Business considerations have been secondary in recent times, as much of the business sector itself still looks to the mainland market for their investment. Indeed, there are still plenty of discussions about the advantages of investing in the mainland. The Hong Kong market is small when compared to the mainland market. Businesses will not be hurt that much even if the fiscal surplus dries up, or even tax increases for finance redistribution. The Hong Kong economy sits in a comfortable fiscal cushion, and there is no need for a "prepare for a rainy day" attitude now. The wealthy people in Hong Kong can always earn from speculative activities through property and stocks. For the less-able, welfare expenditure will keep them happy. The economy's long-term performance has become a secondary concern.
The poverty line in Hong Kong is more politically oriented than economically structured, since there can never be a proper economic formula to define poverty. It is the individual ability that counts in economics. The post-1997 Hong Kong economy has already become domestic-driven, while the externally-driven, outward looking nature of the Hong Kong economy has evaporated. With the large fiscal surplus, it would be politically convenient to spend. Aiding poverty will give rise to another interested group that holds contrasting social principles to the traditional non-interventionist approach Hong Kong had. The dominant view among welfare advocates in Hong Kong is that they consider poverty as a stock and not as a flow. This means that they only look to poverty as a quantity and what to do with the existing amount of poor people and not look to policy on how to limit entry to the poverty pool and how to attract people to depart from the poverty pool.

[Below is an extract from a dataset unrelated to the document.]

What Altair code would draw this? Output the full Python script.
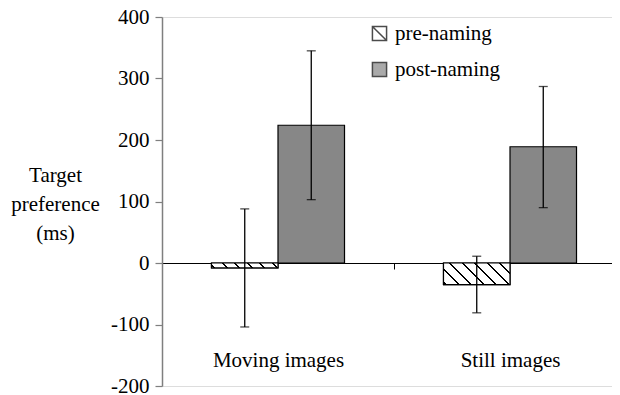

For sure, with the implementation of a poverty line, the Hong Kong economy is shifting from a free economy to a new stage of socialist, interventionist and dependent economy. Policy to protect the less-able sector of the economy through redistribution and welfare will be formalized. As economic rewards are based less on individual productivity, disincentive will grow among the able sector of the population.
The author is an associate professor of the Department of Economics and Finance at City University of Hong Kong.